To me, the most amazing thing about postcranial pneumaticity in birds and other archosaurs is that the diverticula get out of the coelom, or body cavity. There are all kinds of developmental anomalies that lead to connections from the coelom to other spaces in the body, and usually they don’t turn out too well. I suspect that the early phases of the evolution of diverticula and pneumaticity didn’t provide any selective benefit but also no deficit. I infer the “no benefit” side because the diverticula would have been replacing too little tissue (bone or fat) to make a difference at first, and the “no deficit” side because if there had been any deficit, in the absence of a compelling benefit, one would expect diverticula to have gotten weeded out of the population. In evolutionary terms we would say that the primordial diverticula were “invisible to selection”, and in clinical terms we would say that they were “asymptomatic”.

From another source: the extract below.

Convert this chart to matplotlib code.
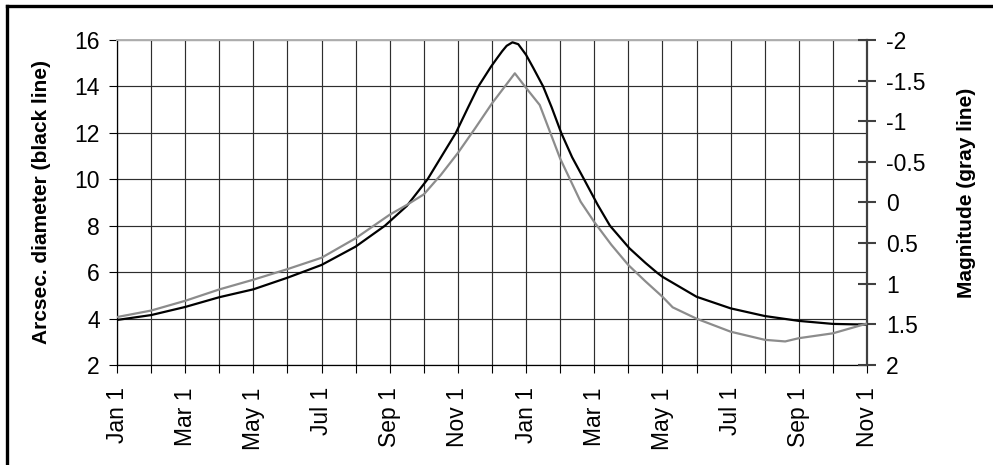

In humans accessory bones of the foot are pretty common, and something like 30 different types have been catalogued. There are a couple that, if present, can impinge on nearby joints or tendons and cause pain, but the vast majority of accessory bones of the foot are asymptomatic, and their major clinical relevance is that they sometimes trick radiologists into thinking that something is wrong when in fact everything is okay. So these things are just evolutionarily floating along, mostly invisible to selection. If at some point in the future it becomes selectively advantageous to have them, they’ll be there, and in the meantime there is no selective pressure to get rid of them. The earliest diverticula might have worked that way, with the obvious difference that they did have a big selective payoff eventually, whereas accessory foot bones probably won’t.

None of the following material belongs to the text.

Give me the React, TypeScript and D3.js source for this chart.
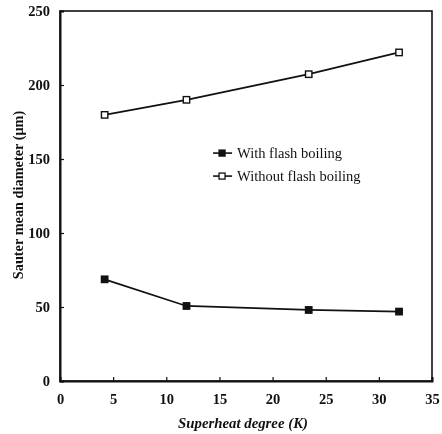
import React, { useRef, useEffect } from 'react';
import * as d3 from 'd3';

const superheat = [4.2, 11.9, 23.4, 31.9];
const withFlash = [68.7, 50.7, 48, 46.9];
const withoutFlash = [179.8, 190, 207.3, 222];
const xTicks = [0, 5, 10, 15, 20, 25, 30, 35];
const yTicks = [0, 50, 100, 150, 200, 250];
const seriesNames = ['With flash boiling', 'Without flash boiling'];

function SauterChart({ width = 442, height = 434 }) {
  const svgRef = useRef<SVGSVGElement | null>(null);

  useEffect(() => {
    const root = d3.select(svgRef.current);
    root.selectAll('*').remove();

    const margin = { top: 11, right: 10, bottom: 53, left: 60 };
    const innerWidth = width - margin.left - margin.right;
    const innerHeight = height - margin.top - margin.bottom;
    const font = "'Liberation Serif', Tinos, 'Times New Roman', 'DejaVu Serif', serif";

    const x = d3.scaleLinear().domain([0, 35]).range([0, innerWidth]);
    const y = d3.scaleLinear().domain([0, 250]).range([innerHeight, 0]);

    const svg = root
      .attr('width', width)
      .attr('height', height)
      .style('display', 'block')
      .append('g')
      .attr('transform', `translate(${margin.left},${margin.top})`);

    // frame
    svg.append('rect')
      .attr('width', innerWidth)
      .attr('height', innerHeight)
      .attr('fill', 'none')
      .attr('stroke', '#111')
      .attr('stroke-width', 1.6);

    // x axis, ticks pointing inward
    const xAxis = svg.append('g')
      .attr('transform', `translate(0,${innerHeight})`)
      .call(d3.axisBottom(x).tickValues(xTicks).tickSize(-4).tickPadding(13));
    xAxis.select('.domain').attr('stroke', '#111').attr('stroke-width', 2);
    xAxis.selectAll('.tick line').attr('stroke', '#111').attr('stroke-width', 1.2);
    xAxis.selectAll('text')
      .attr('font-family', font)
      .attr('font-size', 14.5)
      .attr('font-weight', 'bold')
      .attr('fill', '#111');

    const yAxis = svg.append('g')
      .call(d3.axisLeft(y).tickValues(yTicks).tickSize(-4).tickPadding(10));
    yAxis.select('.domain').attr('stroke', '#111').attr('stroke-width', 2);
    yAxis.selectAll('.tick line').attr('stroke', '#111').attr('stroke-width', 1.2);
    yAxis.selectAll('text')
      .attr('font-family', font)
      .attr('font-size', 14.5)
      .attr('font-weight', 'bold')
      .attr('fill', '#111');

    // axis labels
    svg.append('text')
      .attr('x', innerWidth / 2 - 3)
      .attr('y', innerHeight + 47)
      .attr('text-anchor', 'middle')
      .attr('font-family', font)
      .attr('font-size', 14.8)
      .attr('font-weight', 'bold')
      .attr('font-style', 'italic')
      .attr('fill', '#111')
      .text('Superheat degree (K)');

    svg.append('text')
      .attr('transform', 'rotate(-90)')
      .attr('x', -innerHeight / 2 + 1)
      .attr('y', -37)
      .attr('text-anchor', 'middle')
      .attr('font-family', font)
      .attr('font-size', 14.3)
      .attr('font-weight', 'bold')
      .attr('fill', '#111')
      .text('Sauter mean diameter (\u03bcm)');

    const line = d3.line<number>()
      .x((_, i) => x(superheat[i]))
      .y(d => y(d));

    const series = [withFlash, withoutFlash];
    series.forEach((vals, si) => {
      svg.append('path')
        .datum(vals)
        .attr('d', line)
        .attr('fill', 'none')
        .attr('stroke', '#111')
        .attr('stroke-width', 1.7);

      svg.selectAll(`.pt${si}`)
        .data(vals)
        .enter()
        .append('rect')
        .attr('class', `pt${si}`)
        .attr('x', (_, i) => x(superheat[i]) - 3.2)
        .attr('y', d => y(d) - 3.2)
        .attr('width', 6.4)
        .attr('height', 6.4)
        .attr('fill', si === 0 ? '#111' : '#fff')
        .attr('stroke', '#111')
        .attr('stroke-width', 1.4);
    });

    // legend
    const legend = svg.append('g')
      .attr('transform', `translate(${x(14.4)},${y(154)})`);

    seriesNames.forEach((name, i) => {
      const row = legend.append('g').attr('transform', `translate(0,${i * 23})`);
      row.append('line')
        .attr('x1', 0).attr('x2', 19)
        .attr('y1', 0).attr('y2', 0)
        .attr('stroke', '#111')
        .attr('stroke-width', 1.6);
      row.append('rect')
        .attr('x', 6).attr('y', -3)
        .attr('width', 6).attr('height', 6)
        .attr('fill', i === 0 ? '#111' : '#fff')
        .attr('stroke', '#111')
        .attr('stroke-width', 1.3);
      row.append('text')
        .attr('x', 24)
        .attr('y', 5)
        .attr('font-family', font)
        .attr('font-size', 14.5)
        .attr('fill', '#111')
        .text(name);
    });
  }, [width, height]);

  return <svg ref={svgRef}></svg>;
}

export default function App() {
  return (
    <div style={{ position: 'fixed', left: 0, top: 0 }}>
      <SauterChart />
    </div>
  );
}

But it’s good food for thought. A hypothetical Triassic physician might find that the lungs of one of his basal ornithodiran patients had herniated out of the body cavity and produced pneumatocoels up against the vertebrae. He’d probably call that a pathology, albeit a benign one. Where you get morphological discontinuities in evolution, some individual critter has to be the first to manifest the new thing, and compared to the rest of the population or species, that individual is abnormal. But the same developmental processes that produced the first individual may produce others in the same population, and these may be the seeds of new species and ultimately new higher taxa. Developmental pathologies are variations, and variation is the raw material of evolution.
September 22, 2010 at 11:15 am
Cool.
It probably wouldn’t be the *exact* same process, as what’s mentioned in that paper doesn’t seem to be genetic, but just the fact of an (abnormal) pneumatized vertebra in a non-PSP taxon (humans) got me thinking about it.
Another nonsauropod pneumaticity question: somewhere on SV-POW! it’s been mentioned that osteoglossomorph fish have pneumatized vertebrae. This sounds interesting, where can I read more about it?
September 23, 2010 at 2:46 pm
I don’t know, it might be the same process. Things like this are usually epigenetically controlled timing issues. We know that some epigenetic controls can be passed on, but as far as I know, it isn’t clear how. At some point, I could see an epigenetic control that continued to be passed on, possibly as a result of some selective pressure, falling under genetic control, thus ensuring its continued existence. Course, I’m waving my arms hard enough to fly here, but still.